Sobre a aliança com a OTAN, bloco militar ao qual o Brasil poderia se aliar, o especialista coloca a questão:
"O Brasil participar da OTAN é bom para quê? Para nos defender ou para participar do entendimento de um combate ampliado no qual teríamos o Ocidente como aquilo que deveria ser defendido e o Brasil se posicionando como Ocidente? Mas contra quem? Contra a Rússia? Não creio."
Para Suano, participar de exercícios militares e adquirir aprendizagem para operar em combate são meios mais proveitosos para se desenvolver a soberania militar brasileira do que se aliar a um bloco ou outro.
Soldados das Forças Armadas durante exercícios militares no Centro de Instrução Formosa, Goiás, em 16 de agosto de 2021
"Para nós é muito melhor pensarmos na defesa do nosso território, investir nas nossas Forças Armadas [...] e dizer: nós queremos ajudar o mundo inteiro a ser equilibrado, por quê? Porque um mundo equilibrado é um mundo que enriquece e aumenta a população, essa população come e aí nós temos aquilo que temos de mais espetacular que é alimentar uma grande quantidade de pessoas."
O especialista conta que, hoje, "o Brasil alimenta 1,5 bilhão de pessoas, ou seja, sete vezes mais que a população brasileira, a projeção para 2026, é termos capacidade de alimentar 3,5 bilhões de pessoas".

Exercícios militares conjuntos Brasil-EUA

Conforme mencionado, ontem (14), Bolsonaro assinou um decreto autorizando a entrada de soldados norte-americanos no país para realização de treinamentos conjuntos. Se esse acordo seria um aceno do governo Bolsonaro ao governo Biden, Suano acredita que sim.

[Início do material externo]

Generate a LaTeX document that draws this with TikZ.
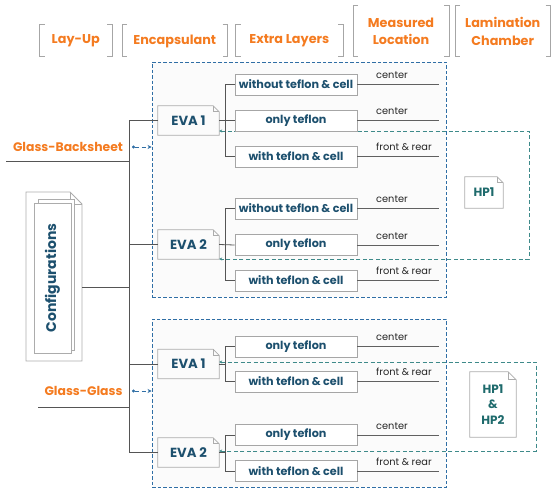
\documentclass[tikz,border=0pt]{standalone}
\usepackage{fontspec}
\setmainfont{Poppins}
\usetikzlibrary{arrows.meta,calc,shadows}
\definecolor{hdorange}{HTML}{F47B20}
\definecolor{navytxt}{HTML}{1D506E}
\definecolor{hptxt}{HTML}{1E6A6C}
\definecolor{boxblue}{HTML}{2F6EA5}
\definecolor{loopteal}{HTML}{3E8A8A}
\definecolor{wiregray}{HTML}{555555}

\tikzset{
  head/.style={font=\bfseries\fontsize{12.8}{17.5}\selectfont, text=hdorange, align=center, inner sep=0pt},
  bracket/.style={draw=gray!70, line width=0.8pt},
  bluebox/.style={draw=boxblue, fill=gray!3, line width=0.9pt, dash pattern=on 3.5pt off 2pt},
  hploop/.style={draw=loopteal, line width=0.9pt, dash pattern=on 4pt off 2.5pt},
  bluearrow/.style={draw=boxblue, line width=0.9pt, dash pattern=on 4pt off 3pt, {Circle[length=3pt]}-{Stealth[length=4pt,width=4pt]}},
  wire/.style={draw=wiregray, line width=0.8pt},
  mline/.style={draw=gray!75!black, line width=0.8pt},
  leaf/.style={draw=gray!70, fill=white, line width=0.7pt, minimum width=122, minimum height=21, inner sep=0pt,
    font=\bfseries\fontsize{11.2}{13}\selectfont, text=navytxt,
    drop shadow={shadow xshift=0.8pt, shadow yshift=-0.8pt, fill=gray!60, opacity=1}},
  eva/.style={minimum width=61, minimum height=29, inner sep=0pt, font=\bfseries\fontsize{13.2}{15}\selectfont, text=navytxt},
  hpdoc/.style={inner sep=0pt, font=\bfseries\fontsize{12}{15.5}\selectfont, text=hptxt, align=center},
  docline/.style={draw=gray!65, line width=0.8pt},
  meas/.style={font=\fontsize{9.8}{12}\selectfont, text=black!85, inner sep=0pt, anchor=south west},
  side/.style={font=\bfseries\fontsize{12.4}{15}\selectfont, text=hdorange, inner sep=0pt},
}

\begin{document}
\begin{tikzpicture}[x=1pt,y=-1pt]
\useasboundingbox (0,0) rectangle (553,488);

% column heads
\foreach \l/\r/\t/\txt [count=\i] in {39.5/112/24/Lay-Up, 122/227.5/24/Encapsulant, 235.6/343/24/Extra Layers,
    353/449/5/{Measured\\Location}, 455/550.5/5/{Lamination\\Chamber}}{
  \draw[bracket] (\l+5,\t) -- (\l,\t) -- (\l,56) -- (\l+5,56);
  \draw[bracket] (\r-5,\t) -- (\r,\t) -- (\r,56) -- (\r-5,56);
  \node[head] (h\i) at ({(\l+\r)/2},{(\t+56)/2+1}) {\txt};
}

% dashed groups
\node[bluebox, minimum width=294, minimum height=235] (gbbox) at (299,179.5) {};
\node[bluebox, minimum width=294, minimum height=168] (ggbox) at (299,403) {};

% configurations stack
\draw[docline] (26,192) -- (70,192) -- (82,204) -- (82,361) -- (26,361) -- cycle;
\draw[docline] (70,192) |- (82,204);
\draw[docline, fill=white] (38,199) rectangle (74,350);
\node[draw=gray!65, fill=white, line width=0.8pt, rotate=90, minimum width=150, minimum height=37, inner sep=0pt,
  font=\bfseries\fontsize{14}{16}\selectfont, text=navytxt] (cfg) at (52.5,278) {Configurations};

% encapsulant nodes
\node[eva] (gb1) at (188.5,120.5) {EVA 1};
\node[eva] (gb2) at (188.5,244.5) {EVA 2};
\node[eva] (gg1) at (188.5,364) {EVA 1};
\node[eva] (gg2) at (188.5,452.5) {EVA 2};

% lamination chamber
\node[hpdoc, minimum width=38, minimum height=31] (hpa) at (484,192.5) {HP1};
\node[hpdoc, minimum width=46, minimum height=65] (hpb) at (493,404.5) {HP1\\\&\\HP2};

\foreach \n/\f in {gb1/6,gb2/6,gg1/6,gg2/6,hpa/6,hpb/8}{
  \draw[docline] (\n.south west) -- (\n.north west) -- ([xshift=-\f*1pt]\n.north east)
    -- ([yshift=-\f*1pt]\n.north east) -- (\n.south east) -- cycle;
  \draw[docline] ([xshift=-\f*1pt]\n.north east) |- ([yshift=-\f*1pt]\n.north east);
}

\coordinate (hpA1) at (529,131);
\coordinate (hpA2) at (529,259);
\coordinate (hpB1) at (536,362);
\coordinate (hpB2) at (536,451);
\draw[hploop, {Stealth[length=3pt,width=3pt]}-{Stealth[length=3pt,width=3pt]}]
  (gb1.east |- hpA1) -- (hpA1) -- (hpA2) -- (gb2.east |- hpA2);
\draw[hploop, {Stealth[length=3pt,width=3pt]}-{Stealth[length=3pt,width=3pt]}]
  (gg1.east |- hpB1) -- (hpB1) -- (hpB2) -- (gg2.east |- hpB2);

% extra layers
\foreach \n/\y/\t in {gb1a/84.5/without teflon \& cell, gb1b/120.5/only teflon, gb1c/156.5/with teflon \& cell,
    gb2a/208.5/without teflon \& cell, gb2b/245/only teflon, gb2c/280.5/with teflon \& cell,
    gg1a/346.5/only teflon, gg1b/381.5/with teflon \& cell,
    gg2a/435/only teflon, gg2b/471/with teflon \& cell}{
  \node[leaf] (\n) at (296,\y) {\t};
}

% lay-up tree
\coordinate (tr) at (129,0);
\coordinate (gbu) at (6,161);
\coordinate (ggu) at (38,407);
\coordinate (cfgout) at (82,287);
\node[side] (gbl) at (68,147) {Glass-Backsheet};
\node[side] (ggl) at (83.5,391) {Glass-Glass};
\draw[wire] (gb1.west) -- (gb1.west -| tr) -- (gg2.west -| tr) -- (gg2.west);
\draw[wire] (gb2.west) -- (gb2.west -| tr);
\draw[wire] (gg1.west) -- (gg1.west -| tr);
\draw[wire] (gbu) -- (gbu -| tr);
\draw[wire] (ggu) -- (ggu -| tr);
\draw[wire] (cfgout) -- (cfgout -| tr);

\coordinate (gbd) at (132,147);
\coordinate (ggd) at (132,391);
\draw[bluearrow] (gbd) -- (gbd -| gbbox.west);
\draw[bluearrow] (ggd) -- (ggd -| ggbox.west);

% branches
\draw[wire] (gb1.east) -- (gb1b.west);
\draw[wire] (gb1a.west) -- ++(-9,0) |- (gb1c.west);
\draw[wire] (gb2.east) -- (gb2b.west);
\draw[wire] (gb2a.west) -- ++(-9,0) |- (gb2c.west);
\draw[wire] (gg1.east) -- ++(7,0);
\draw[wire] (gg1a.west) -- ++(-9,0) |- (gg1b.west);
\draw[wire] (gg2.east) -- ++(7,0);
\draw[wire] (gg2a.west) -- ++(-9,0) |- (gg2b.west);

% measured location
\coordinate (ml) at (439,0);
\coordinate (lb) at (376,0);
\foreach \n/\t in {gb1a/center, gb1b/center, gb1c/front \& rear, gb2a/center, gb2b/center, gb2c/front \& rear,
    gg1a/center, gg1b/front \& rear, gg2a/center, gg2b/front \& rear}{
  \draw[mline] (\n.east) -- (\n.east -| ml);
  \node[meas] (m\n) at ($(\n.east -| lb)+(0,-5.5)$) {\t};
}
\end{tikzpicture}
\end{document}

"É um aceno para dizer que estamos pensando estruturalmente e não com questões subjetivas, se gosta ou não gosta de tal governante, é uma volta às relações naturais que consistem em aliados preferenciais ou automáticos."
O especialista elucida que esses exercícios, chamados de Operações Combinadas e Exercícios de Rotação (CORE, na sigla em inglês), pretendem mostrar a "interoperabilidade entre as duas forças, ou seja, pegar 240 soldados norte-americanos – que será a quantidade que virá para cá – para um ver como o outro atua em certas circunstâncias e poder ter confiança entre si".
"Esse tipo de treinamento já acontece entre os dois países há um tempo, mas a diferença é que o Bolsonaro poderia olhar e dizer: vou adiar. O que seria uma resposta negativa [ao governo Biden], mas o fato dele manter com a mensagem de que 'somos amigos'."
"O Brasil vai continuar como aliado preferencial dos EUA, eu só gostaria que o Brasil se aproximasse um pouco mais da Rússia, eu acho que Moscou tem muito a oferecer, a aprender e a ensinar. Na verdade, deveríamos nos aproximar do mundo, não temos por que nos afastar de ninguém, nós somos o mundo nesses oito milhões de quilômetros quadrados."